■ **Provided material**:
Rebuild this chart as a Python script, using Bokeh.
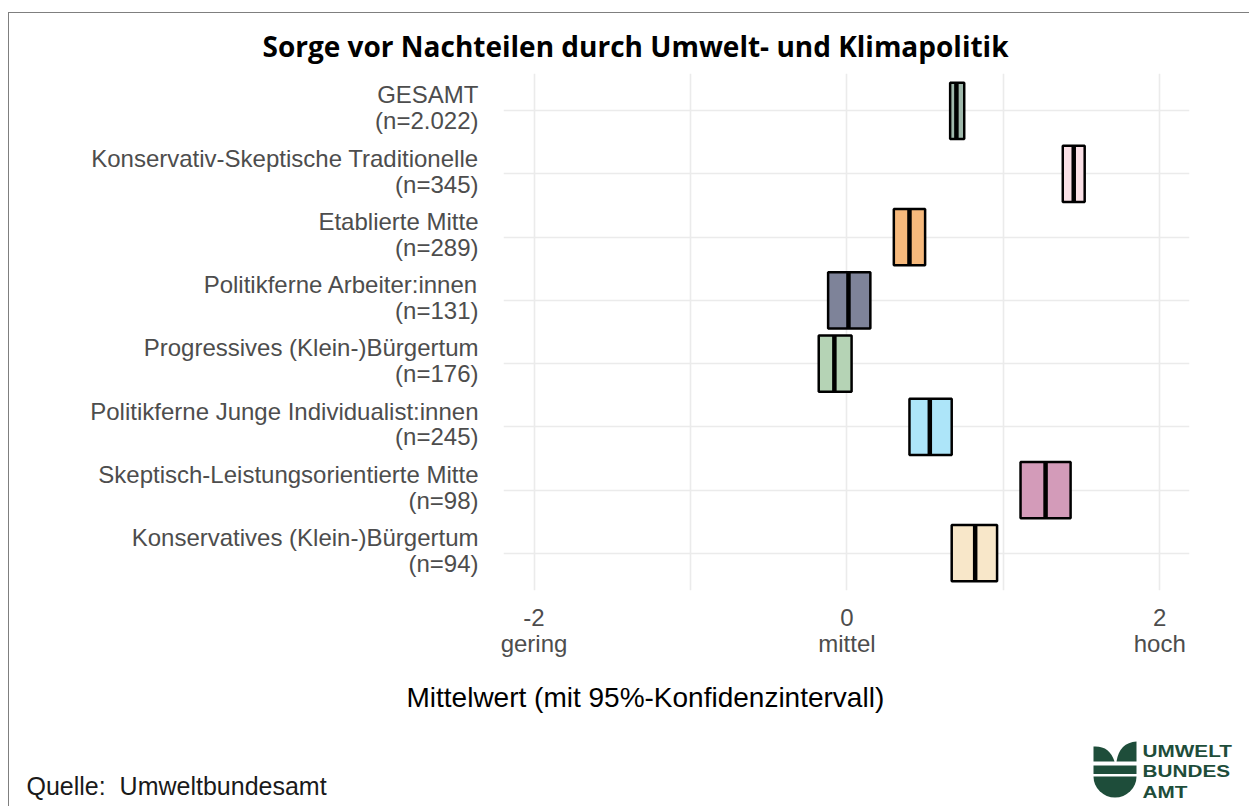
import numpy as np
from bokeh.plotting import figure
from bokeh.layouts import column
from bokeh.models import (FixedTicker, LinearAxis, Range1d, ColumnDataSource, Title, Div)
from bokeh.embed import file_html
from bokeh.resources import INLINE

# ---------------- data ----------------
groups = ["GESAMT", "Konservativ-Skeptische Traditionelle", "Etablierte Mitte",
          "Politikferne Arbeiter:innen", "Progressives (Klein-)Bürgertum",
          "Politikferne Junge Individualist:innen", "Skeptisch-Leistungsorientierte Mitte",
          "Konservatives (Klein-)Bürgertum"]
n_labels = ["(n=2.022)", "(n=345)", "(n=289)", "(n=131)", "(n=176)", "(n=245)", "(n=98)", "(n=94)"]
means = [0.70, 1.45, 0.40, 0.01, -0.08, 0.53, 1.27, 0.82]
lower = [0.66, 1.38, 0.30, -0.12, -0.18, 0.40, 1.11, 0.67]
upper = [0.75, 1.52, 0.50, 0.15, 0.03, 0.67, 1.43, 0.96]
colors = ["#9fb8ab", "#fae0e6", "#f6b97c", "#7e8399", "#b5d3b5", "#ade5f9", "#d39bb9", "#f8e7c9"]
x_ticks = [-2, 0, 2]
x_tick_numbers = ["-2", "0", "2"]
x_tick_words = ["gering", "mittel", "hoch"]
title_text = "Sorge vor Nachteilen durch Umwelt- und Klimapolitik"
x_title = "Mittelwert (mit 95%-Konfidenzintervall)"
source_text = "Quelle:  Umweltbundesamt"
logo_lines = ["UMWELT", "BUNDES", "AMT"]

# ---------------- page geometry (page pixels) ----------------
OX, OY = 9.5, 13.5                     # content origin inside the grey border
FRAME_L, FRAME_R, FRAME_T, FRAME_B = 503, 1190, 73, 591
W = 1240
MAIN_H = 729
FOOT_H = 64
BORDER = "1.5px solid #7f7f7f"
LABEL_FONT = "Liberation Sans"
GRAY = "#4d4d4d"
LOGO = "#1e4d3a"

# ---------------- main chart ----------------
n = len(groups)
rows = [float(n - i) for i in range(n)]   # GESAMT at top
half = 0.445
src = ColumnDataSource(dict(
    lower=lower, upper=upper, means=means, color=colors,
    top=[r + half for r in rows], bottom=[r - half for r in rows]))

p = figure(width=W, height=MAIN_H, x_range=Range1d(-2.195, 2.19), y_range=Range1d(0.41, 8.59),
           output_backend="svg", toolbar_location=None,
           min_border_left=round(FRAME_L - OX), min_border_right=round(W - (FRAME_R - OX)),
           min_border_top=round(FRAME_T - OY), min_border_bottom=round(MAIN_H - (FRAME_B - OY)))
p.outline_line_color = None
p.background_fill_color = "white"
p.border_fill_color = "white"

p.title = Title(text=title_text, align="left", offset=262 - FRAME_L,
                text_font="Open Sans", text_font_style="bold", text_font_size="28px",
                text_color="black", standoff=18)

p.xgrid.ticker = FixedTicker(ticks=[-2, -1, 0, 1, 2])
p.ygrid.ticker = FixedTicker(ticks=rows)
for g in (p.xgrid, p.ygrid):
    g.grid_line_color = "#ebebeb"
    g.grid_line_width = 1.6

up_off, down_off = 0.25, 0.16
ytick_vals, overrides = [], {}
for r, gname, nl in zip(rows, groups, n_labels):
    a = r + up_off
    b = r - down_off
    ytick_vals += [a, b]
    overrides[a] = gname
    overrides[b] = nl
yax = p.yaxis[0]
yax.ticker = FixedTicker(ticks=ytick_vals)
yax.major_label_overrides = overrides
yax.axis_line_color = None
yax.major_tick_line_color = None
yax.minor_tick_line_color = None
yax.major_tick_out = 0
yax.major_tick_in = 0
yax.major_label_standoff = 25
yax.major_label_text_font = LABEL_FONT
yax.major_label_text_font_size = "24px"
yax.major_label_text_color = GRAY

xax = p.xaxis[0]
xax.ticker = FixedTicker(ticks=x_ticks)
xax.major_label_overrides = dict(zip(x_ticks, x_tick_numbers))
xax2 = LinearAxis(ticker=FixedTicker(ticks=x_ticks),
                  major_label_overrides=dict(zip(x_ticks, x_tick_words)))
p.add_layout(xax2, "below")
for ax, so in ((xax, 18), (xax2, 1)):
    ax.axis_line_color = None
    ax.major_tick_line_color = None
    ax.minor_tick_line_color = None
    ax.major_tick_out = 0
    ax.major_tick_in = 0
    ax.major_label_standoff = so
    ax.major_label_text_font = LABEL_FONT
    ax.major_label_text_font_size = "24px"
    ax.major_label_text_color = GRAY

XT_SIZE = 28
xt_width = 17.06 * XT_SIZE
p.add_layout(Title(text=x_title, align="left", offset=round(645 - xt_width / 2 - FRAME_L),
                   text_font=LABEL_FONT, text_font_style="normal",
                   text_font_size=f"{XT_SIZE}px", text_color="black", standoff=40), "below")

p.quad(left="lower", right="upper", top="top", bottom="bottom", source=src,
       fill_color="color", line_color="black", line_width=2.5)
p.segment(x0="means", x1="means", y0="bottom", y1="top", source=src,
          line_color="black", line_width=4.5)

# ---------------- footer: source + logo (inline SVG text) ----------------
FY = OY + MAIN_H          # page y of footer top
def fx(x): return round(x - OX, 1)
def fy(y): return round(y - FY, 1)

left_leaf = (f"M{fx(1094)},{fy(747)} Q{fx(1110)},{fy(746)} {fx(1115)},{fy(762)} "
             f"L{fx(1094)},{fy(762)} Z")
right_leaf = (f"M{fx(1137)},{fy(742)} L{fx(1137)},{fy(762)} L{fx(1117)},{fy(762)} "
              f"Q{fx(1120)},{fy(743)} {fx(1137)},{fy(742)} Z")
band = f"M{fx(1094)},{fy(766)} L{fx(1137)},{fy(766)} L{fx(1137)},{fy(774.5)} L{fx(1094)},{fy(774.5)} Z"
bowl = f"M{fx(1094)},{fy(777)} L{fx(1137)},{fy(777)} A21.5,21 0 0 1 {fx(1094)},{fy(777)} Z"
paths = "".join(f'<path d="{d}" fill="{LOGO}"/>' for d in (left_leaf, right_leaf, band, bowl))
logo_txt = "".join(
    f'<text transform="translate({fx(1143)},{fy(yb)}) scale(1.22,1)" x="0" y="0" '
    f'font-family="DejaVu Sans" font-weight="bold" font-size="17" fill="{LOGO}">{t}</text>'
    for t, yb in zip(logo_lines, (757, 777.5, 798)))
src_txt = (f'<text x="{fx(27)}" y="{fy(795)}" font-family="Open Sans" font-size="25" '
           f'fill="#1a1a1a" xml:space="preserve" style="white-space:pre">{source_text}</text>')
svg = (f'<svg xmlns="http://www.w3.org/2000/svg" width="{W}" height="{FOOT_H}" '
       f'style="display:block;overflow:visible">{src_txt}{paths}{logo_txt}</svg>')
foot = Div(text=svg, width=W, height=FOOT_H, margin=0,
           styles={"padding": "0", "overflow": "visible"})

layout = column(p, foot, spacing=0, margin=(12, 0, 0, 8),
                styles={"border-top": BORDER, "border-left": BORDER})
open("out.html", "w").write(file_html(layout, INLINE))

■ **To do**:
Everything from the top line of the data down to and including the line with "from bokeh.resources import INLINE" is to be copied, except the pictures.

■ **Solution below**:
Rebuild this chart as a Python script, using Bokeh.
import numpy as np
from bokeh.plotting import figure
from bokeh.layouts import column
from bokeh.models import (FixedTicker, LinearAxis, Range1d, ColumnDataSource, Title, Div)
from bokeh.embed import file_html
from bokeh.resources import INLINE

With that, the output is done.